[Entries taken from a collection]
________________
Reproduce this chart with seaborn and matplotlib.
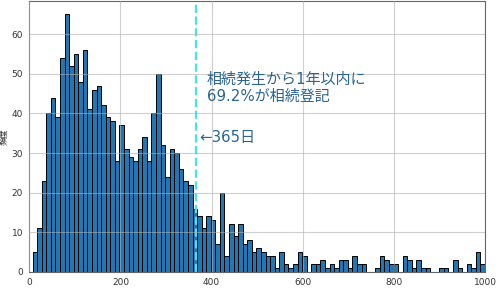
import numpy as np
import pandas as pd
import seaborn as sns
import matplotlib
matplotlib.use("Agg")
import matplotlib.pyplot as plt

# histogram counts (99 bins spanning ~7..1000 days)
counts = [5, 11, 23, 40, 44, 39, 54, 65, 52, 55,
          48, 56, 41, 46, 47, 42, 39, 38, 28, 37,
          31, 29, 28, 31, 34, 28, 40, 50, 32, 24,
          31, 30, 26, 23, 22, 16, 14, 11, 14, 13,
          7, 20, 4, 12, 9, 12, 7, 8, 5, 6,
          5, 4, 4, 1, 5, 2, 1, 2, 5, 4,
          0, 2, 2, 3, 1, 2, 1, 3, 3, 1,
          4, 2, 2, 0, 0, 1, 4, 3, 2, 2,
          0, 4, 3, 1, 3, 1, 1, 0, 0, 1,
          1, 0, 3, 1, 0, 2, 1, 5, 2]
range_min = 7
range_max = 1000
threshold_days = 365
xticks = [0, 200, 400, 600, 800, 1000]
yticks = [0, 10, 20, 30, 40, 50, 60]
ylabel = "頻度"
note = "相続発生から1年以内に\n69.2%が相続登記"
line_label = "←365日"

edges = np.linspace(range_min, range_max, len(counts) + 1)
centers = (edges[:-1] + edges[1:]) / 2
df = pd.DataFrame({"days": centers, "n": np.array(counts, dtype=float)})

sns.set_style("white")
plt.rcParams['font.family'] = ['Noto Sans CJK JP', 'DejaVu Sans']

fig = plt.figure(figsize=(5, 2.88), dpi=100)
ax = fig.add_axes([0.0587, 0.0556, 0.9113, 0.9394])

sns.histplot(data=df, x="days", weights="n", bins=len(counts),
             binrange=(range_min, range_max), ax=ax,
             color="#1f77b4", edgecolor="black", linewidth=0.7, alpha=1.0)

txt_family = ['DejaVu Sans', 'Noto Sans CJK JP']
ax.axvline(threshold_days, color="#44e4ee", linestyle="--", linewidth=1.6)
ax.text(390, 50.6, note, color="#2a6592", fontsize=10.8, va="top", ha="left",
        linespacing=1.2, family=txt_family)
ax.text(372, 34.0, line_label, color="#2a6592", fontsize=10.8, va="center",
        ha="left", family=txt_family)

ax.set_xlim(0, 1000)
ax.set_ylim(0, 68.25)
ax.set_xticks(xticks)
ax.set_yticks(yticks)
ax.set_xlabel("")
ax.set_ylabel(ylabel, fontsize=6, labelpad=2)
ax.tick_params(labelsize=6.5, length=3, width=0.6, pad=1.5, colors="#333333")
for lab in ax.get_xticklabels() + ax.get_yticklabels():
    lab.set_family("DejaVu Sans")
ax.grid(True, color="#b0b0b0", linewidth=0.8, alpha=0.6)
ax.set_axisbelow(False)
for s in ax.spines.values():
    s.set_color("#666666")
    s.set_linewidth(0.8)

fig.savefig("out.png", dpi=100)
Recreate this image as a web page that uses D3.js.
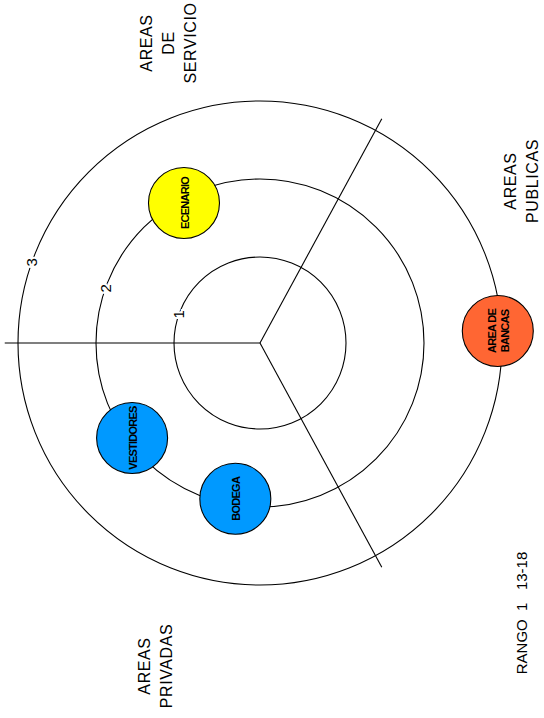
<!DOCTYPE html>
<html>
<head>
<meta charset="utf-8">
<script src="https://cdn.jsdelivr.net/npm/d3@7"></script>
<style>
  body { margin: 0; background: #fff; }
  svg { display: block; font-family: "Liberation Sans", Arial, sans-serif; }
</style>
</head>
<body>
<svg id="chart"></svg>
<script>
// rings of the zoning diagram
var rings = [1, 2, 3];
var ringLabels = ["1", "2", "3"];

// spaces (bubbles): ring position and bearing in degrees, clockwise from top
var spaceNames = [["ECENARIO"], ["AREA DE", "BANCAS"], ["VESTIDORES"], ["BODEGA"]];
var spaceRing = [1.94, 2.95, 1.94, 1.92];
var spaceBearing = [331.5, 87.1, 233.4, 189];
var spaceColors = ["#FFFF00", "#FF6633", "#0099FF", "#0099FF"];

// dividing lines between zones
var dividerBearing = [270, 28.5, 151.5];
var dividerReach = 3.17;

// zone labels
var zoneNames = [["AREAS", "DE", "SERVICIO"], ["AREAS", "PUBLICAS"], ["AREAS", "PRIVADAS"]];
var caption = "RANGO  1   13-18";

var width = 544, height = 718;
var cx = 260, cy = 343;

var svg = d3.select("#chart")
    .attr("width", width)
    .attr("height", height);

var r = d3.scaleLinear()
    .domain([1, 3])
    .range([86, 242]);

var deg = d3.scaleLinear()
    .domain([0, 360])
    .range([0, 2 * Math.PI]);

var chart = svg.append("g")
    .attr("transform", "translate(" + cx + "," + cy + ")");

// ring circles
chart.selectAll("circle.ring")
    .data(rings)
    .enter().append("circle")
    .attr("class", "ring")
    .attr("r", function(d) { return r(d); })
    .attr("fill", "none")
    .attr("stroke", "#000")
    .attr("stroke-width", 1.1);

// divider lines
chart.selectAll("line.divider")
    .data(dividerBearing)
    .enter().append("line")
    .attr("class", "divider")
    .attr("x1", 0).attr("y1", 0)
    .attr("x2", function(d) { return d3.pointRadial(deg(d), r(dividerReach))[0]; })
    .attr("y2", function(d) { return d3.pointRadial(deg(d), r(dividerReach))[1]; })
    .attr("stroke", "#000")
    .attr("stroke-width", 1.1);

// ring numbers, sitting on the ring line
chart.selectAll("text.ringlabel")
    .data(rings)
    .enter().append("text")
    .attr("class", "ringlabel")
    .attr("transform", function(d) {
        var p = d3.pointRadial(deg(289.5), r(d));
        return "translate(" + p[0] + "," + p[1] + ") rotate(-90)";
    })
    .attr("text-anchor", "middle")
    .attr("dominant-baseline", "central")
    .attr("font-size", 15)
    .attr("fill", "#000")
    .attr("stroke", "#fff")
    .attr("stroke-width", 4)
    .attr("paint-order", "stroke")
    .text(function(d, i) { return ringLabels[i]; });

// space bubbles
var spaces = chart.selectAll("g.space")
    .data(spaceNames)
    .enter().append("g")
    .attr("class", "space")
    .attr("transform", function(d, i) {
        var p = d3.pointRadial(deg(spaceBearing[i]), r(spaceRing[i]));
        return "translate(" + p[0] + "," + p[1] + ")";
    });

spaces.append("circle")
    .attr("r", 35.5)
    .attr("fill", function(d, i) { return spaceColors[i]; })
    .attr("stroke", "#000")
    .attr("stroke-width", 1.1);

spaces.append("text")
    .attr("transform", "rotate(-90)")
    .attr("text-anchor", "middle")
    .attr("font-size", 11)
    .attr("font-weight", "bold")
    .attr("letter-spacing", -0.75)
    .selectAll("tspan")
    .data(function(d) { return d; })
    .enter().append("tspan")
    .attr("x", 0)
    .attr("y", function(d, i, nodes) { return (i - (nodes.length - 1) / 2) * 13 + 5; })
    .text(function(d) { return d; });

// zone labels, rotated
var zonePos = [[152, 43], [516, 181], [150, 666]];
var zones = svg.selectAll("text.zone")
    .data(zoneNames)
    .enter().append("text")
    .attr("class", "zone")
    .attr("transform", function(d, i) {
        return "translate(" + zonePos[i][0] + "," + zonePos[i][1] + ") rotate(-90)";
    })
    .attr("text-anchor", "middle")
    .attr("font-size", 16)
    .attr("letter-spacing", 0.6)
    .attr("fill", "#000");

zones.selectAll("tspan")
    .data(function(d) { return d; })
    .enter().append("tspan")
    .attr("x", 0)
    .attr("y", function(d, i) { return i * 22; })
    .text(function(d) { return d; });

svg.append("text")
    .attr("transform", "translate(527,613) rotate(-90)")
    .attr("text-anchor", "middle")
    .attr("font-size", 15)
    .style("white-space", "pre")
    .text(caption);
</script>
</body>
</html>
________________
**EXERCISE AIM**: Only the lines from the top of the records through the line with "import matplotlib.pyplot as plt" belong in the copy; write them out exactly, leaving out pictures.

**THE RESPONSE**:
Reproduce this chart with seaborn and matplotlib.
import numpy as np
import pandas as pd
import seaborn as sns
import matplotlib
matplotlib.use("Agg")
import matplotlib.pyplot as plt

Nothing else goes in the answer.